The availability of a quantitative, online size and shape monitoring tool, the µ-DISCO,^1,4 and three control strategies that have been developed recently for the three stages of the process, enable operating the entire 3-stage process in a fully automated and controlled fashion. The controller for the growth stage drives seed populations to predefined target orthants under growth-dominated conditions.^5,6 The controller for the breakage stage reduces the average length of the particles – and thereby their aspect ratio – by subjecting them to breakage in a rotor-stator wet mill.⁷ Finally, the controller for the dissolution stage dissolves a certain fraction of the total solid volume by altering the temperature of the process, with the goal of dissolving fines.⁸ The robust performance of these controllers are successfully demonstrated in thorough experimental campaign.
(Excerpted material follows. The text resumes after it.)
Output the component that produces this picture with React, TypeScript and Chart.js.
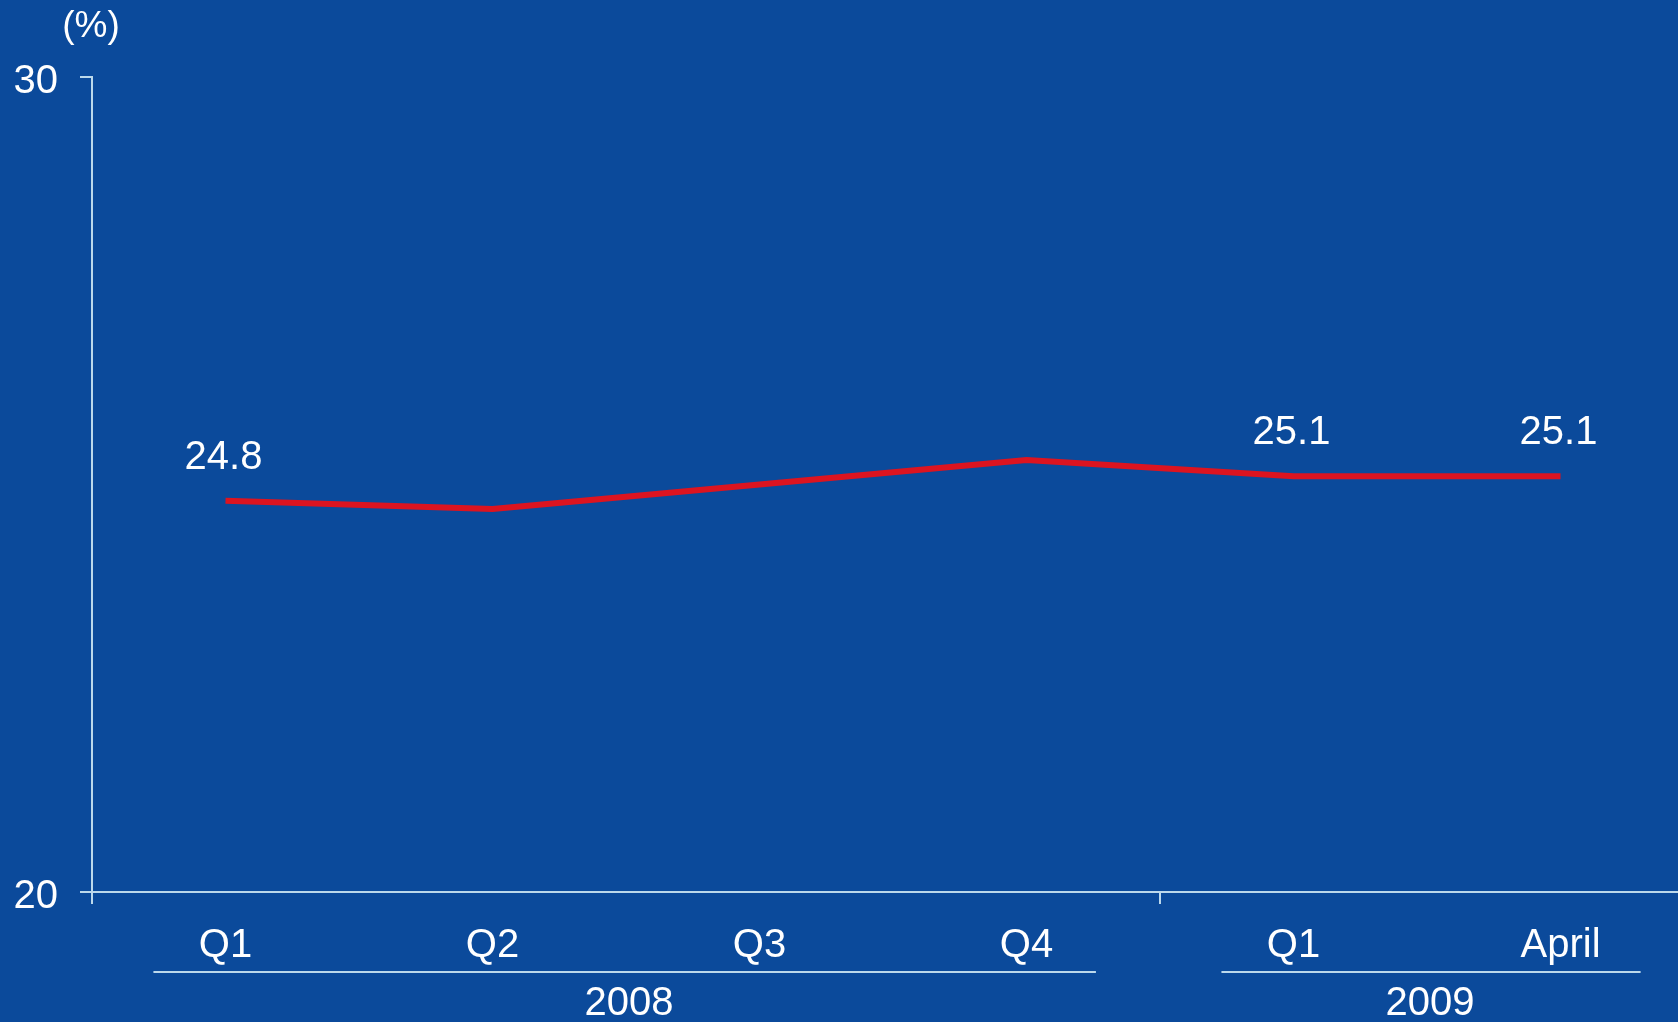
import React, { useEffect, useRef } from "react";
import { Chart, registerables } from "chart.js";

Chart.register(...registerables);

// Quarterly share (%), 2008 Q1 through April 2009
const categories = ["Q1", "Q2", "Q3", "Q4", "Q1", "April"];
const shareValues = [24.8, 24.7, 25.0, 25.3, 25.1, 25.1];
// Points that carry a value label
const labelledPoints = [0, 4, 5];
// Year groups under the category labels (first / last category index)
const yearGroups = [
  { label: "2008", first: 0, last: 3 },
  { label: "2009", first: 4, last: 5 },
];
// Category boundaries that get a tick mark on the x axis
const boundaryTicks = [-0.5, 3.5];
const yTicks = [20, 30];
const unitLabel = "(%)";

const BG = "#0b4a9b";
const AXIS = "#bcd9ec";
const LINE = "#dc1420";
const TEXT = "#ffffff";
const FONT = "'Liberation Sans', Arial, Helvetica, sans-serif";
// how far (in category units) each year underline reaches past its first / last category
const UNDERLINE_START_PAD = [0.27, 0.27];
const UNDERLINE_END_PAD = [0.26, 0.3];

const overlayPlugin = {
  id: "overlay",
  beforeDraw(chart: any) {
    const ctx = chart.ctx;
    ctx.save();
    ctx.fillStyle = BG;
    ctx.fillRect(0, 0, chart.width, chart.height);
    ctx.restore();
  },
  afterDraw(chart: any) {
    const ctx = chart.ctx;
    const xs = chart.scales.x;
    const ys = chart.scales.y;
    const axisY = ys.getPixelForValue(yTicks[0]);
    ctx.save();

    // tick marks at category boundaries
    ctx.strokeStyle = AXIS;
    ctx.lineWidth = 2;
    boundaryTicks.forEach((b) => {
      const px = Math.round(xs.getPixelForValue(b));
      ctx.beginPath();
      ctx.moveTo(px, axisY);
      ctx.lineTo(px, axisY + 12);
      ctx.stroke();
    });

    // unit label above the y axis
    ctx.fillStyle = TEXT;
    ctx.font = `37px ${FONT}`;
    ctx.textAlign = "center";
    ctx.textBaseline = "middle";
    ctx.fillText(unitLabel, xs.left - 1, 27);

    // value labels above selected points
    const meta = chart.getDatasetMeta(0);
    ctx.font = `40px ${FONT}`;
    ctx.textBaseline = "alphabetic";
    labelledPoints.forEach((i) => {
      const pt = meta.data[i];
      ctx.fillText(shareValues[i].toFixed(1), pt.x - 2, pt.y - 32);
    });

    // year groups: underline plus year label
    yearGroups.forEach((g, k) => {
      const x1 = xs.getPixelForValue(g.first - UNDERLINE_START_PAD[k]);
      const x2 = xs.getPixelForValue(g.last + UNDERLINE_END_PAD[k]);
      const lineY = axisY + 80;
      ctx.strokeStyle = AXIS;
      ctx.lineWidth = 2;
      ctx.beginPath();
      ctx.moveTo(x1, lineY);
      ctx.lineTo(x2, lineY);
      ctx.stroke();
      const cx = xs.getPixelForValue((g.first + g.last) / 2);
      ctx.fillStyle = TEXT;
      ctx.fillText(g.label, cx + 3, axisY + 123);
    });

    ctx.restore();
  },
};

export default function App() {
  const canvasRef = useRef<HTMLCanvasElement | null>(null);

  useEffect(() => {
    document.body.style.margin = "0";
    const canvas = canvasRef.current;
    if (!canvas) return;
    const chart = new Chart(canvas, {
      type: "line",
      data: {
        datasets: [
          {
            data: shareValues.map((v, i) => ({ x: i, y: v })),
            borderColor: LINE,
            borderWidth: 6,
            pointRadius: 0,
            tension: 0,
            fill: false,
          },
        ],
      },
      options: {
        responsive: false,
        animation: false,
        devicePixelRatio: 1,
        layout: { padding: { top: 77, left: 0, right: 0, bottom: 0 } },
        plugins: {
          legend: { display: false },
          tooltip: { enabled: false },
        },
        scales: {
          x: {
            type: "linear",
            min: -0.5,
            max: 5.44,
            afterBuildTicks: (scale: any) => {
              scale.ticks = categories.map((_, i) => ({ value: i }));
            },
            afterFit: (scale: any) => {
              scale.height = 130;
            },
            grid: { display: false, drawTicks: false },
            border: { display: true, color: AXIS, width: 2 },
            ticks: {
              autoSkip: false,
              maxRotation: 0,
              padding: 30,
              color: TEXT,
              font: { family: FONT, size: 40 },
              callback: (_v: any, i: number) => categories[i],
            },
          },
          y: {
            type: "linear",
            min: 20,
            max: 30,
            afterBuildTicks: (scale: any) => {
              scale.ticks = yTicks.map((v) => ({ value: v }));
            },
            afterFit: (scale: any) => {
              scale.width = 92;
            },
            grid: {
              drawOnChartArea: false,
              drawTicks: true,
              tickLength: 12,
              color: AXIS,
              lineWidth: 2,
            },
            border: { display: true, color: AXIS, width: 2 },
            ticks: {
              padding: 22,
              labelOffset: 5,
              color: TEXT,
              font: { family: FONT, size: 40 },
            },
          },
        },
      },
      plugins: [overlayPlugin],
    });
    return () => chart.destroy();
  }, []);

  return (
    <div style={{ position: "fixed", left: 0, top: 0, width: 1678, height: 1022, background: BG }}>
      <canvas ref={canvasRef} width={1678} height={1022} style={{ display: "block", width: 1678, height: 1022 }} />
    </div>
  );
}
These controllers are then implemented within the context of the 3-stage process to drive needle-like seed populations to different targets in the size and shape space. Experimental outcomes reveal that the process control strategy manages to repeatedly reach the same final PSSD. The experimental campaign clearly underlines the robustness of the controllers, which helped eliminating the need to specify operating conditions for individual stages. It is worth noting all the control laws operate by solely relying on the online monitoring capabilities of the µ-DISCO and on solubility data. To conclude, this study highlights the effectiveness of simple model-free feedback control strategies exploiting online monitoring to address issues related to manipulation of particle shape.

References

1. Rajagopalan, A. K.; Schneeberger, J.; Salvatori, F.; Bötschi, S.; Ochsenbein, D. R.; Oswald, M. R.; Pollefeys, M.; Mazzotti, M. A Comprehensive Shape Analysis Pipeline for Stereoscopic Measurements of Particulate Populations in Suspension. Powder Technol. 2017, 321, 479–493.
2. Salvatori, F.; Mazzotti, M. Manipulation of Particle Morphology by Crystallization, Milling, and Heating Cycles - A Mathematical Modeling Approach. Eng. Chem. Res. 2017, 56 (32), 9188–9201.
3. Salvatori, F.; Mazzotti, M. Manipulation of Particle Morphology by Crystallization, Milling, and Heating Cycles: Experimental Characterization. Eng. Chem. Res. 2018, 57 (45), 15522–15533.
4. Bötschi, S.; Rajagopalan, A. K.; Morari, M.; Mazzotti, M. An Alternative Approach to Estimate Solute Concentration: Exploiting the Information Embedded in the Solid Phase. Phys. Chem. Lett. 2018, 9 (15), 4210–4214.
5. Bötschi, S.; Rajagopalan, A. K.; Morari, M.; Mazzotti, M. Feedback Control for the Size and Shape Evolution of Needle-like Crystals in Suspension. I. Concepts and Simulation Studies. Growth Des. 2018, 18 (8), 4470–4483.
6. Rajagopalan, A. K.; Bötschi, S.; Morari, M.; Mazzotti, M. Feedback Control for the Size and Shape Evolution of Needle-like Crystals in Suspension. II. Cooling Crystallization Experiments. Growth Des. 2018, 18 (10), 6185–6196.
7. Rajagopalan, A. K.; Bötschi, S.; Morari, M.; Mazzotti, M. Feedback Control for the Size and Shape Evolution of Needle-like Crystals in Suspension. III. Wet Milling. Growth Des. 2019.
8. Bötschi, S.; Rajagopalan, A. K.; Morari, M.; Mazzotti, M. Feedback Control for the Size and Shape Evolution of Needle-like Crystals in Suspension. IV. Modeling and Control of Dissolution. submitted for publication.